» Challenge:
Omit all images, then return the remaining material exactly as it stands.

» Information shown:
----

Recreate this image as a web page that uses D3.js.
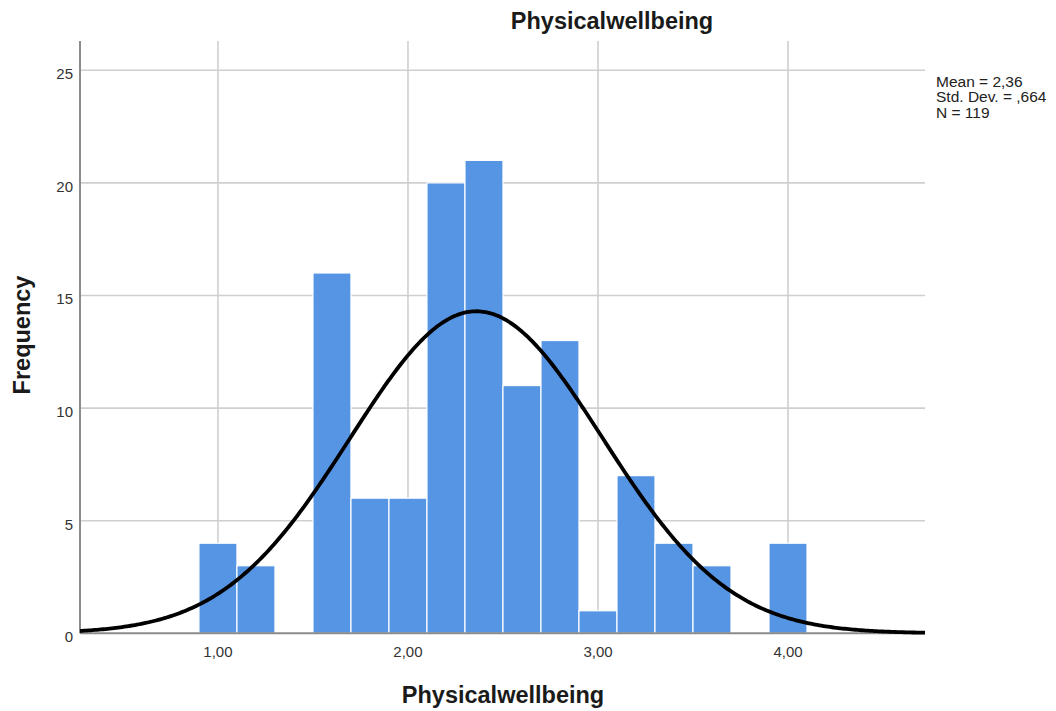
<!DOCTYPE html>
<html><head><meta charset="utf-8">
<script src="https://cdn.jsdelivr.net/npm/d3@7/dist/d3.min.js"></script>
<style>body{margin:0;background:#fff}svg{display:block}</style>
</head><body>
<svg id="c" width="1056" height="711"></svg>
<script>
const binStarts = [0.9,1.1,1.3,1.5,1.7,1.9,2.1,2.3,2.5,2.7,2.9,3.1,3.3,3.5,3.7,3.9];
const binCounts = [4,3,0,16,6,6,20,21,11,13,1,7,4,3,0,4];
const binWidth = 0.2;
const xTicks = [1,2,3,4];
const xTickLabels = ["1,00","2,00","3,00","4,00"];
const yTicks = [0,5,10,15,20,25];
const stats = ["Mean = 2,36","Std. Dev. = ,664","N = 119"];
const mean = 2.36, sd = 0.664, n = 119;

const svg = d3.select("#c");
const L = 80, R = 925, T = 41, B = 633.3;
const x = d3.scaleLinear().domain([0.274, 4.721]).range([L, R]);
const y = d3.scaleLinear().domain([0, 26.3]).range([B, T]);
const font = "'Liberation Sans', Arial, sans-serif";

// gridlines
svg.append("g").selectAll("line").data(yTicks.filter(d=>d>0)).join("line")
  .attr("x1", L).attr("x2", R).attr("y1", d=>y(d)).attr("y2", d=>y(d))
  .attr("stroke", "#cfcfcf").attr("stroke-width", 1.6);
svg.append("g").selectAll("line").data(xTicks).join("line")
  .attr("x1", d=>x(d)).attr("x2", d=>x(d)).attr("y1", T).attr("y2", B)
  .attr("stroke", "#cfcfcf").attr("stroke-width", 1.6);

// bars
svg.append("g").selectAll("rect").data(binStarts.map((s,i)=>({s, c: binCounts[i]})).filter(d=>d.c>0)).join("rect")
  .attr("x", d=>x(d.s)).attr("width", d=>x(d.s+binWidth)-x(d.s))
  .attr("y", d=>y(d.c)).attr("height", d=>y(0)-y(d.c))
  .attr("fill", "#5595e3").attr("stroke", "#ffffff").attr("stroke-width", 1.2);

// axes lines
svg.append("line").attr("x1", L).attr("x2", L).attr("y1", T).attr("y2", B)
  .attr("stroke", "#8c8c8c").attr("stroke-width", 2);
svg.append("line").attr("x1", L).attr("x2", R).attr("y1", B).attr("y2", B)
  .attr("stroke", "#8c8c8c").attr("stroke-width", 2);

// normal curve
const pts = d3.range(0, 401).map(i => {
  const v = 0.274 + (4.721-0.274)*i/400;
  const f = n*binWidth/(sd*Math.sqrt(2*Math.PI))*Math.exp(-0.5*((v-mean)/sd)**2);
  return [v, f];
});
svg.append("path").datum(pts)
  .attr("d", d3.line().x(d=>x(d[0])).y(d=>y(d[1])))
  .attr("fill", "none").attr("stroke", "#000").attr("stroke-width", 3.8);

// tick labels
svg.append("g").selectAll("text").data(yTicks).join("text")
  .attr("x", 73).attr("y", d=>y(d)+9).attr("text-anchor", "end")
  .attr("font-family", font).attr("font-size", 15).attr("fill", "#333")
  .text(d=>d);
svg.append("g").selectAll("text").data(xTicks).join("text")
  .attr("x", d=>x(d)).attr("y", 657).attr("text-anchor", "middle")
  .attr("font-family", font).attr("font-size", 15).attr("fill", "#333")
  .text((d,i)=>xTickLabels[i]);

// titles
svg.append("text").attr("x", 612).attr("y", 29).attr("text-anchor", "middle")
  .attr("font-family", font).attr("font-size", 23.5).attr("font-weight", "bold").attr("fill", "#1a1a1a")
  .text("Physicalwellbeing");
svg.append("text").attr("x", 503).attr("y", 703).attr("text-anchor", "middle")
  .attr("font-family", font).attr("font-size", 23.5).attr("font-weight", "bold").attr("fill", "#1a1a1a")
  .text("Physicalwellbeing");
svg.append("text").attr("transform", "translate(30,335) rotate(-90)").attr("text-anchor", "middle")
  .attr("font-family", font).attr("font-size", 23.5).attr("font-weight", "bold").attr("fill", "#1a1a1a")
  .text("Frequency");

// stats
svg.append("g").selectAll("text").data(stats).join("text")
  .attr("x", 936).attr("y", (d,i)=>86.5 + i*15.5)
  .attr("font-family", font).attr("font-size", 15.5).attr("fill", "#222")
  .text(d=>d);
</script>
</body></html>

----

» Worked solution:
Recreate this image as a web page that uses D3.js.
<!DOCTYPE html>
<html><head><meta charset="utf-8">
<script src="https://cdn.jsdelivr.net/npm/d3@7/dist/d3.min.js"></script>
<style>body{margin:0;background:#fff}svg{display:block}</style>
</head><body>
<svg id="c" width="1056" height="711"></svg>
<script>
const binStarts = [0.9,1.1,1.3,1.5,1.7,1.9,2.1,2.3,2.5,2.7,2.9,3.1,3.3,3.5,3.7,3.9];
const binCounts = [4,3,0,16,6,6,20,21,11,13,1,7,4,3,0,4];
const binWidth = 0.2;
const xTicks = [1,2,3,4];
const xTickLabels = ["1,00","2,00","3,00","4,00"];
const yTicks = [0,5,10,15,20,25];
const stats = ["Mean = 2,36","Std. Dev. = ,664","N = 119"];
const mean = 2.36, sd = 0.664, n = 119;

const svg = d3.select("#c");
const L = 80, R = 925, T = 41, B = 633.3;
const x = d3.scaleLinear().domain([0.274, 4.721]).range([L, R]);
const y = d3.scaleLinear().domain([0, 26.3]).range([B, T]);
const font = "'Liberation Sans', Arial, sans-serif";

// gridlines
svg.append("g").selectAll("line").data(yTicks.filter(d=>d>0)).join("line")
  .attr("x1", L).attr("x2", R).attr("y1", d=>y(d)).attr("y2", d=>y(d))
  .attr("stroke", "#cfcfcf").attr("stroke-width", 1.6);
svg.append("g").selectAll("line").data(xTicks).join("line")
  .attr("x1", d=>x(d)).attr("x2", d=>x(d)).attr("y1", T).attr("y2", B)
  .attr("stroke", "#cfcfcf").attr("stroke-width", 1.6);

// bars
svg.append("g").selectAll("rect").data(binStarts.map((s,i)=>({s, c: binCounts[i]})).filter(d=>d.c>0)).join("rect")
  .attr("x", d=>x(d.s)).attr("width", d=>x(d.s+binWidth)-x(d.s))
  .attr("y", d=>y(d.c)).attr("height", d=>y(0)-y(d.c))
  .attr("fill", "#5595e3").attr("stroke", "#ffffff").attr("stroke-width", 1.2);

// axes lines
svg.append("line").attr("x1", L).attr("x2", L).attr("y1", T).attr("y2", B)
  .attr("stroke", "#8c8c8c").attr("stroke-width", 2);
svg.append("line").attr("x1", L).attr("x2", R).attr("y1", B).attr("y2", B)
  .attr("stroke", "#8c8c8c").attr("stroke-width", 2);

// normal curve
const pts = d3.range(0, 401).map(i => {
  const v = 0.274 + (4.721-0.274)*i/400;
  const f = n*binWidth/(sd*Math.sqrt(2*Math.PI))*Math.exp(-0.5*((v-mean)/sd)**2);
  return [v, f];
});
svg.append("path").datum(pts)
  .attr("d", d3.line().x(d=>x(d[0])).y(d=>y(d[1])))
  .attr("fill", "none").attr("stroke", "#000").attr("stroke-width", 3.8);

// tick labels
svg.append("g").selectAll("text").data(yTicks).join("text")
  .attr("x", 73).attr("y", d=>y(d)+9).attr("text-anchor", "end")
  .attr("font-family", font).attr("font-size", 15).attr("fill", "#333")
  .text(d=>d);
svg.append("g").selectAll("text").data(xTicks).join("text")
  .attr("x", d=>x(d)).attr("y", 657).attr("text-anchor", "middle")
  .attr("font-family", font).attr("font-size", 15).attr("fill", "#333")
  .text((d,i)=>xTickLabels[i]);

// titles
svg.append("text").attr("x", 612).attr("y", 29).attr("text-anchor", "middle")
  .attr("font-family", font).attr("font-size", 23.5).attr("font-weight", "bold").attr("fill", "#1a1a1a")
  .text("Physicalwellbeing");
svg.append("text").attr("x", 503).attr("y", 703).attr("text-anchor", "middle")
  .attr("font-family", font).attr("font-size", 23.5).attr("font-weight", "bold").attr("fill", "#1a1a1a")
  .text("Physicalwellbeing");
svg.append("text").attr("transform", "translate(30,335) rotate(-90)").attr("text-anchor", "middle")
  .attr("font-family", font).attr("font-size", 23.5).attr("font-weight", "bold").attr("fill", "#1a1a1a")
  .text("Frequency");

// stats
svg.append("g").selectAll("text").data(stats).join("text")
  .attr("x", 936).attr("y", (d,i)=>86.5 + i*15.5)
  .attr("font-family", font).attr("font-size", 15.5).attr("fill", "#222")
  .text(d=>d);
</script>
</body></html>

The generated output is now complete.